■ AIM OF THE TASK ■
Leave out the pictures, and retype only the lines from the beginning of the material through the line that contains "bin_edges = np.linspace(0, 5, 51)", including both.

■ DATA EXCERPT ■

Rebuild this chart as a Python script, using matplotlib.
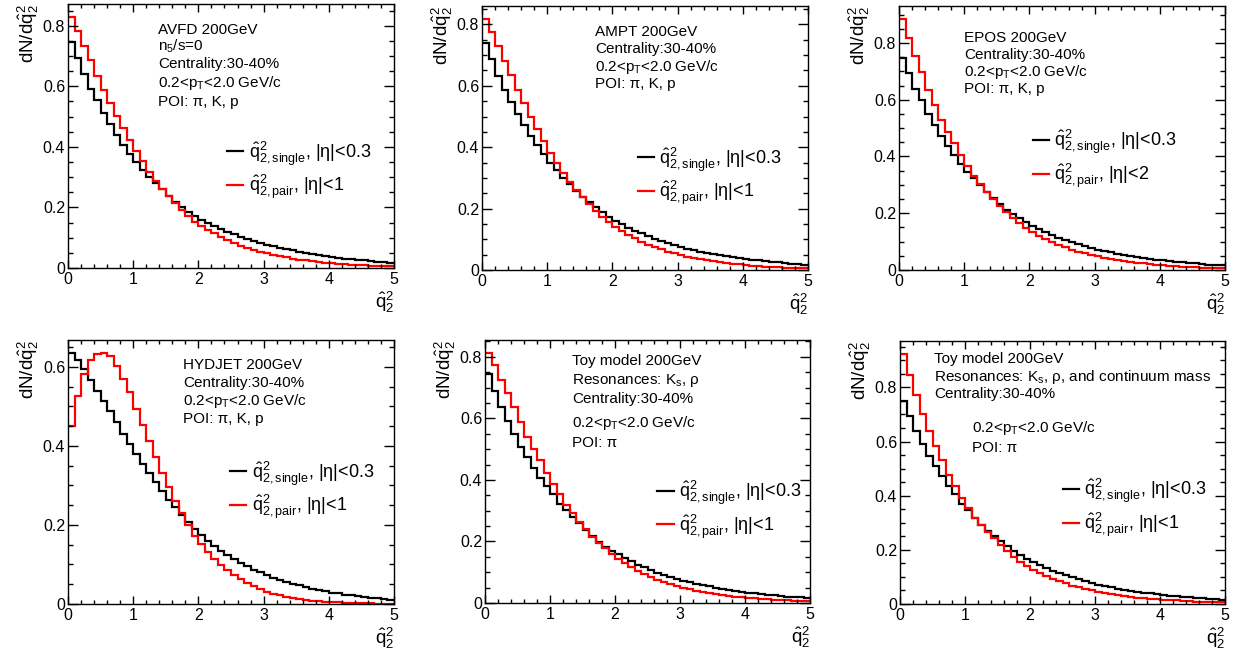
import numpy as np
import matplotlib
matplotlib.use("Agg")
import matplotlib.pyplot as plt
from matplotlib.ticker import MultipleLocator, FuncFormatter

plt.rcParams["font.family"] = ["Liberation Sans", "DejaVu Sans"]
plt.rcParams["mathtext.fontset"] = "custom"
plt.rcParams["mathtext.rm"] = "Liberation Sans"
plt.rcParams["mathtext.it"] = "Liberation Sans"
plt.rcParams["mathtext.bf"] = "Liberation Sans:bold"
plt.rcParams["mathtext.sf"] = "Liberation Sans"

# 50 bins of width 0.1 on q2 in [0, 5]
bin_edges = np.linspace(0, 5, 51)

avfd_single = [0.745, 0.693, 0.641, 0.592, 0.553, 0.512, 0.475, 0.438, 0.405, 0.376,
               0.351, 0.323, 0.301, 0.279, 0.260, 0.238, 0.219, 0.203, 0.186, 0.171,
               0.159, 0.148, 0.138, 0.128, 0.119, 0.111, 0.103, 0.096, 0.089, 0.083,
               0.077, 0.072, 0.067, 0.062, 0.058, 0.054, 0.050, 0.046, 0.043, 0.040,
               0.037, 0.034, 0.031, 0.029, 0.027, 0.025, 0.023, 0.021, 0.019, 0.017]
avfd_pair = [0.830, 0.781, 0.734, 0.687, 0.633, 0.588, 0.545, 0.501, 0.462, 0.423,
             0.385, 0.352, 0.318, 0.288, 0.262, 0.238, 0.214, 0.192, 0.172, 0.153,
             0.139, 0.126, 0.115, 0.102, 0.091, 0.082, 0.073, 0.066, 0.059, 0.053,
             0.048, 0.043, 0.039, 0.035, 0.031, 0.028, 0.025, 0.022, 0.020, 0.018,
             0.016, 0.014, 0.013, 0.011, 0.010, 0.009, 0.008, 0.007, 0.006, 0.006]

ampt_single = [0.738, 0.687, 0.633, 0.587, 0.547, 0.509, 0.471, 0.436, 0.406, 0.377,
               0.348, 0.325, 0.300, 0.279, 0.258, 0.239, 0.221, 0.204, 0.188, 0.174,
               0.161, 0.149, 0.138, 0.128, 0.119, 0.110, 0.102, 0.095, 0.088, 0.082,
               0.076, 0.070, 0.065, 0.060, 0.056, 0.052, 0.048, 0.045, 0.042, 0.039,
               0.036, 0.033, 0.031, 0.029, 0.027, 0.025, 0.023, 0.021, 0.019, 0.017]
ampt_pair = [0.819, 0.776, 0.731, 0.682, 0.636, 0.587, 0.543, 0.498, 0.458, 0.420,
             0.381, 0.349, 0.316, 0.287, 0.260, 0.238, 0.214, 0.193, 0.174, 0.156,
             0.141, 0.127, 0.115, 0.103, 0.092, 0.083, 0.075, 0.067, 0.060, 0.054,
             0.048, 0.043, 0.039, 0.035, 0.031, 0.028, 0.025, 0.022, 0.020, 0.018,
             0.016, 0.014, 0.013, 0.011, 0.010, 0.009, 0.008, 0.007, 0.006, 0.005]

epos_single = [0.748, 0.694, 0.639, 0.600, 0.551, 0.510, 0.472, 0.436, 0.405, 0.375,
               0.346, 0.323, 0.299, 0.274, 0.253, 0.233, 0.213, 0.197, 0.182, 0.168,
               0.155, 0.144, 0.133, 0.123, 0.114, 0.106, 0.098, 0.091, 0.084, 0.078,
               0.072, 0.067, 0.062, 0.057, 0.053, 0.049, 0.046, 0.042, 0.039, 0.036,
               0.034, 0.031, 0.029, 0.027, 0.025, 0.023, 0.021, 0.019, 0.018, 0.016]
epos_pair = [0.886, 0.818, 0.753, 0.696, 0.636, 0.581, 0.530, 0.485, 0.446, 0.405,
             0.367, 0.331, 0.303, 0.274, 0.249, 0.225, 0.203, 0.182, 0.164, 0.147,
             0.133, 0.120, 0.108, 0.098, 0.088, 0.080, 0.072, 0.065, 0.059, 0.053,
             0.048, 0.043, 0.039, 0.035, 0.031, 0.028, 0.025, 0.023, 0.020, 0.018,
             0.016, 0.015, 0.013, 0.012, 0.010, 0.009, 0.008, 0.007, 0.007, 0.006]

hydjet_single = [0.636, 0.617, 0.594, 0.566, 0.539, 0.514, 0.487, 0.460, 0.430, 0.405,
                 0.380, 0.355, 0.331, 0.308, 0.286, 0.264, 0.245, 0.226, 0.208, 0.190,
                 0.174, 0.160, 0.146, 0.135, 0.124, 0.113, 0.103, 0.095, 0.087, 0.080,
                 0.073, 0.067, 0.061, 0.056, 0.051, 0.047, 0.043, 0.039, 0.036, 0.033,
                 0.029, 0.027, 0.024, 0.022, 0.020, 0.018, 0.016, 0.014, 0.012, 0.010]
hydjet_pair = [0.449, 0.527, 0.583, 0.617, 0.632, 0.634, 0.628, 0.603, 0.569, 0.535,
               0.493, 0.453, 0.413, 0.371, 0.331, 0.296, 0.261, 0.229, 0.199, 0.172,
               0.153, 0.132, 0.113, 0.098, 0.086, 0.073, 0.063, 0.054, 0.045, 0.037,
               0.031, 0.026, 0.022, 0.018, 0.015, 0.012, 0.010, 0.008, 0.007, 0.006,
               0.005, 0.004, 0.003, 0.003, 0.002, 0.002, 0.002, 0.001, 0.001, 0.001]

toy_single = [0.744, 0.690, 0.638, 0.593, 0.548, 0.507, 0.474, 0.440, 0.407, 0.379,
              0.354, 0.323, 0.302, 0.278, 0.259, 0.237, 0.218, 0.199, 0.183, 0.170,
              0.158, 0.146, 0.135, 0.125, 0.116, 0.107, 0.099, 0.092, 0.085, 0.079,
              0.073, 0.068, 0.063, 0.058, 0.054, 0.050, 0.046, 0.043, 0.040, 0.037,
              0.034, 0.032, 0.029, 0.027, 0.025, 0.023, 0.021, 0.019, 0.018, 0.016]
toy_pair = [0.814, 0.773, 0.725, 0.681, 0.636, 0.588, 0.539, 0.501, 0.464, 0.423,
            0.386, 0.354, 0.318, 0.291, 0.264, 0.239, 0.216, 0.196, 0.178, 0.160,
            0.143, 0.129, 0.117, 0.105, 0.094, 0.085, 0.076, 0.068, 0.061, 0.055,
            0.049, 0.044, 0.040, 0.036, 0.032, 0.029, 0.026, 0.023, 0.021, 0.019,
            0.017, 0.015, 0.013, 0.012, 0.011, 0.010, 0.009, 0.008, 0.007, 0.006]

toycm_single = [0.748, 0.696, 0.640, 0.591, 0.548, 0.508, 0.472, 0.436, 0.405, 0.371,
                0.348, 0.319, 0.293, 0.270, 0.250, 0.231, 0.214, 0.197, 0.182, 0.168,
                0.156, 0.144, 0.133, 0.123, 0.114, 0.106, 0.098, 0.091, 0.084, 0.078,
                0.072, 0.067, 0.062, 0.057, 0.053, 0.049, 0.046, 0.042, 0.039, 0.036,
                0.034, 0.031, 0.029, 0.027, 0.025, 0.023, 0.021, 0.019, 0.018, 0.016]
toycm_pair = [0.925, 0.847, 0.773, 0.702, 0.640, 0.583, 0.530, 0.475, 0.436, 0.391,
              0.355, 0.318, 0.291, 0.266, 0.242, 0.217, 0.195, 0.174, 0.156, 0.140,
              0.126, 0.114, 0.103, 0.093, 0.084, 0.076, 0.068, 0.061, 0.055, 0.050,
              0.045, 0.040, 0.036, 0.033, 0.030, 0.027, 0.024, 0.022, 0.020, 0.018,
              0.016, 0.014, 0.013, 0.012, 0.010, 0.009, 0.008, 0.008, 0.007, 0.006]

PT = "0.2<p$_{T}$<2.0 GeV/c"
CENT = "Centrality:30-40%"

# (axes box in px: left, top, right, bottom), series, annotation lines, legend anchor, pair eta label
panels = [
    dict(box=(68, 4, 394, 268), single=avfd_single, pair=avfd_pair, eta="1",
         text=[(0.276, 0.888, "AVFD 200GeV"), (0.276, 0.823, "n$_{5}$/s=0"),
               (0.276, 0.759, CENT), (0.276, 0.687, PT), (0.276, 0.614, "POI: π, K, p")],
         leg=(0.488, 0.37)),
    dict(box=(482, 6, 808, 270), single=ampt_single, pair=ampt_pair, eta="1",
         text=[(0.347, 0.886, "AMPT 200GeV"), (0.347, 0.821, CENT),
               (0.347, 0.755, PT), (0.347, 0.689, "POI: π, K, p")],
         leg=(0.478, 0.355)),
    dict(box=(899, 6, 1225, 270), single=epos_single, pair=epos_pair, eta="2",
         text=[(0.2, 0.865, "EPOS 200GeV"), (0.2, 0.799, CENT),
               (0.2, 0.735, PT), (0.2, 0.669, "POI: π, K, p")],
         leg=(0.41, 0.42)),
    dict(box=(68, 340, 394, 604), single=hydjet_single, pair=hydjet_pair, eta="1",
         text=[(0.353, 0.889, "HYDJET 200GeV"), (0.353, 0.821, CENT),
               (0.353, 0.754, PT), (0.353, 0.684, "POI: π, K, p")],
         leg=(0.497, 0.43)),
    dict(box=(485, 340, 810, 603), single=toy_single, pair=toy_pair, eta="1",
         text=[(0.268, 0.905, "Toy model 200GeV"), (0.268, 0.833, "Resonances: K$_{s}$, ρ"),
               (0.268, 0.762, CENT), (0.268, 0.668, PT), (0.268, 0.592, "POI: π")],
         leg=(0.53, 0.355)),
    dict(box=(900, 341, 1225, 604), single=toycm_single, pair=toycm_pair, eta="1",
         text=[(0.105, 0.917, "Toy model 200GeV"),
               (0.105, 0.849, "Resonances: K$_{s}$, ρ, and continuum mass"),
               (0.105, 0.782, CENT), (0.22, 0.655, PT), (0.22, 0.579, "POI: π")],
         leg=(0.50, 0.365)),
]

W, H = 1242, 658
fig = plt.figure(figsize=(W / 100, H / 100), dpi=100)

for p in panels:
    l, t, r, b = p["box"]
    ax = fig.add_axes([l / W, 1 - b / H, (r - l) / W, (b - t) / H])
    ax.stairs(p["single"], bin_edges, color="black", lw=1.6, baseline=None,
              label=r"$\hat{q}^{2}_{2,\mathrm{single}}$, |η|<0.3")
    ax.stairs(p["pair"], bin_edges, color="#ff0000", lw=1.6, baseline=None,
              label=r"$\hat{q}^{2}_{2,\mathrm{pair}}$, |η|<" + p["eta"])
    ymax = 1.05 * max(max(p["single"]), max(p["pair"]))
    ax.set_xlim(0, 5)
    ax.set_ylim(0, ymax)

    ax.xaxis.set_major_locator(MultipleLocator(1))
    ax.xaxis.set_minor_locator(MultipleLocator(0.2))
    ax.yaxis.set_major_locator(MultipleLocator(0.2))
    ax.yaxis.set_minor_locator(MultipleLocator(0.05))
    fmt = FuncFormatter(lambda v, pos: "%g" % round(v, 3))
    ax.xaxis.set_major_formatter(fmt)
    ax.yaxis.set_major_formatter(fmt)
    ax.tick_params(which="both", direction="in", top=True, right=True,
                   labelsize=11.5, width=1)
    ax.tick_params(axis="y", which="major", length=7, pad=2)
    ax.tick_params(axis="y", which="minor", length=3.5)
    ax.tick_params(axis="x", which="major", length=6, pad=3)
    ax.tick_params(axis="x", which="minor", length=3)
    for s in ax.spines.values():
        s.set_linewidth(1)

    ax.set_ylabel(r"dN/d$\hat{q}^{2}_{2}$", loc="top", fontsize=13.5, labelpad=1)
    ax.set_xlabel(r"$\hat{q}^{2}_{2}$", loc="right", fontsize=13.5, labelpad=2)

    for x, y, s in p["text"]:
        ax.text(x, y, s, transform=ax.transAxes, fontsize=11, va="baseline", ha="left")

    ax.legend(loc="center left", bbox_to_anchor=p["leg"], frameon=False,
              fontsize=13, handlelength=0.9, handletextpad=0.3, labelspacing=0.3,
              borderpad=0, borderaxespad=0)

fig.savefig("out.png", dpi=100)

■ REPLY ■
Rebuild this chart as a Python script, using matplotlib.
import numpy as np
import matplotlib
matplotlib.use("Agg")
import matplotlib.pyplot as plt
from matplotlib.ticker import MultipleLocator, FuncFormatter

plt.rcParams["font.family"] = ["Liberation Sans", "DejaVu Sans"]
plt.rcParams["mathtext.fontset"] = "custom"
plt.rcParams["mathtext.rm"] = "Liberation Sans"
plt.rcParams["mathtext.it"] = "Liberation Sans"
plt.rcParams["mathtext.bf"] = "Liberation Sans:bold"
plt.rcParams["mathtext.sf"] = "Liberation Sans"

# 50 bins of width 0.1 on q2 in [0, 5]
bin_edges = np.linspace(0, 5, 51)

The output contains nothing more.